Quite a bit of that snow is not figuring into the NRCS data. Indeed, the reported lack of snow would be hard to believe in many parts of the eastern plains and foothills, especially in Boulder County where drifts piled in parking lots for much of February.
That early February storm and subsequent weather patterns did elevate snowpack data for the northern mountains, but the snowpack in the southern mountains fell from encouraging early winter numbers. Without a doubt, Doesken said, the early February storm did a great deal of good for the winter wheat farmers in the plains, many of whom are entirely dependent on soil moisture and spring rains.
“But the dryland farmers will still need those spring rains,” Waskom said. “And irrigators depend on the high-elevation snowpack to keep the streams running later in the summer.”
Another La Nina year
Many experts expected a return of the La Nina pattern that was exceptionally pronounced last year –- snow slamming the northern mountains and drought conditions continuing in many southwestern states. But it goes to show that eastern Pacific Ocean temperature oscillation that defines an El Nino or La Nina pattern –- warmer ocean temperatures for El Nino and colder for the sister pattern -– isn’t the end all for forecasting winter storm patterns.
“It certainly hasn’t been an El Nino pattern, and no two La Nina years are exactly the same -– especially back to back,” Doesken said. “But last year was really special. It was an extreme example of what you expect a La Nina year to be.”

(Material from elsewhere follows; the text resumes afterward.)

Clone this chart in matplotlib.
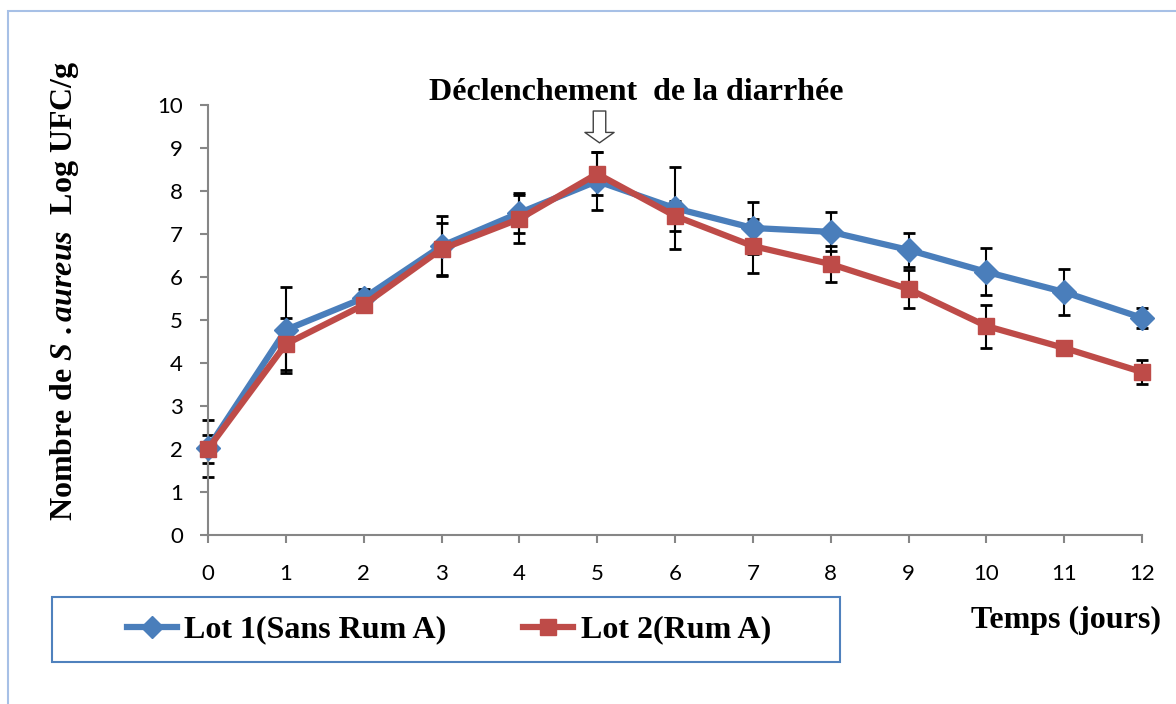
import numpy as np
import matplotlib
matplotlib.use("Agg")
import matplotlib.pyplot as plt
from matplotlib.patches import Rectangle
from matplotlib.lines import Line2D

plt.rcParams['mathtext.fontset'] = 'custom'
plt.rcParams['mathtext.rm'] = 'Liberation Serif:bold'
plt.rcParams['mathtext.bf'] = 'Liberation Serif:bold'
plt.rcParams['mathtext.it'] = 'Liberation Serif:bold:italic'

# data
days = [0, 1, 2, 3, 4, 5, 6, 7, 8, 9, 10, 11, 12]
lot1 = [2.02, 4.77, 5.51, 6.72, 7.49, 8.23, 7.6, 7.14, 7.05, 6.63, 6.12, 5.65, 5.05]
lot1_err = [0.66, 1.0, 0.2, 0.7, 0.46, 0.67, 0.95, 0.6, 0.45, 0.4, 0.55, 0.53, 0.23]
lot2 = [2.0, 4.44, 5.35, 6.65, 7.35, 8.4, 7.42, 6.72, 6.3, 5.72, 4.86, 4.35, 3.79]
lot2_err = [0.33, 0.6, 0.1, 0.6, 0.55, 0.5, 0.35, 0.62, 0.42, 0.45, 0.5, 0.0, 0.29]
xticks = list(range(0, 13))
yticks = list(range(0, 11))

blue = '#4a7ebb'
red = '#be4b48'
grey = '#868686'
serif = 'Liberation Serif'

fig = plt.figure(figsize=(11.76, 7.04), dpi=100)
ax = fig.add_axes([208/1176, 1-535/704, (1142-208)/1176, 430/704])

for vals, errs in [(lot1, lot1_err), (lot2, lot2_err)]:
    eb = ax.errorbar(days, vals, yerr=errs, fmt='none', ecolor='black', elinewidth=1.5,
                     capsize=4, capthick=2, zorder=2)
    for art in eb.lines[1] + eb.lines[2]:
        art.set_clip_on(False)
ax.plot(days, lot1, color=blue, lw=4.5, marker='D', ms=12, mec=blue, zorder=3, clip_on=False)
ax.plot(days, lot2, color=red, lw=4.5, marker='s', ms=12, mec=red, zorder=4, clip_on=False)

ax.set_xlim(0, 12)
ax.set_ylim(0, 10)
ax.set_xticks(xticks)
ax.set_yticks(yticks)
for s in ['top', 'right']:
    ax.spines[s].set_visible(False)
for s in ['left', 'bottom']:
    ax.spines[s].set_color(grey)
    ax.spines[s].set_linewidth(1.5)
ax.tick_params(direction='out', length=6, width=1.5, color=grey, labelsize=16)
ax.tick_params(axis='x', pad=15)
ax.tick_params(axis='y', pad=12)
for lab in ax.get_xticklabels() + ax.get_yticklabels():
    lab.set_fontfamily('Lato')

# y label with italic species name
fig.text(65/1176, 1-291/704, r'$\mathbf{Nombre\ de\ }\mathit{S\ .aureus}\mathbf{\ \ Log\ UFC/g}$',
         rotation=90, ha='center', va='center', fontsize=23)

fig.text(1066/1176, 1-620/704, 'Temps (jours)', fontfamily=serif, fontweight='bold',
         fontsize=23, ha='center', va='center')

fig.text(636/1176, 1-93/704, 'Déclenchement  de la diarrhée', fontfamily=serif,
         fontweight='bold', fontsize=23, ha='center', va='center')

# hollow arrow pointing at day 5
ax.annotate('', xy=(5.03, 9.12), xytext=(5.03, 9.86), annotation_clip=False,
            arrowprops=dict(arrowstyle='simple,head_length=0.75,head_width=2.1,tail_width=0.9',
                            fc='white', ec='#404040', lw=1, shrinkA=0, shrinkB=0))

# legend box
fig.patches.append(Rectangle((52/1176, 1-662/704), 788/1176, 65/704, transform=fig.transFigure,
                             fill=False, ec='#4f81bd', lw=1.5))
handles = [Line2D([], [], color=blue, lw=4.5, marker='D', ms=11),
           Line2D([], [], color=red, lw=4.5, marker='s', ms=11)]
fig.legend(handles, ['Lot 1(Sans Rum A)', 'Lot 2(Rum A)'], loc='center',
           bbox_to_anchor=(449/1176, 1-630/704), ncol=2, frameon=False,
           prop={'family': serif, 'weight': 'bold', 'size': 23},
           handlelength=1.57, handletextpad=0.22, columnspacing=2.4)

# outer chart frame
fig.patches.append(Rectangle((8/1176, -0.05), 1.1, 1.05 - 11/704, transform=fig.transFigure,
                             fill=False, ec='#a7c0e6', lw=1.5))

plt.savefig('out.png', dpi=100)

For the Northern Colorado Water Conservancy District, reservoir levels are a saving grace, said spokeswoman Dana Strongin. On the eastern side of the Divide, Carter Lake was at 54 percent of total capacity while undergoing maintenance work and Horsetooth Reservoir was at 81 percent full, but filling those reservoirs is not expected to be a problem with the excess water on the Western Slope.
“We’re at 126 percent of average (for this time of year),” Strongin said. “Obviously, it hasn’t been a totally pretty picture, but because we have this water in storage from the last two water years, we don’t need to sweat about meeting demands this year.”
Overall, Northern Water is expecting its eastern runoff to be decent, while streams feeding Lake Granby on the Western Slope were only predicted to run at about 82 percent of normal, according to February forecasts.
“That February storm obviously gave us an uptick over what had fallen,” Strongin said.
And an uptick for the record books as well, said Doesken, noting that for many areas, it was the biggest February storm for quite some time.
“It just goes to show that if you wait 125 years, something different will happen,” he said.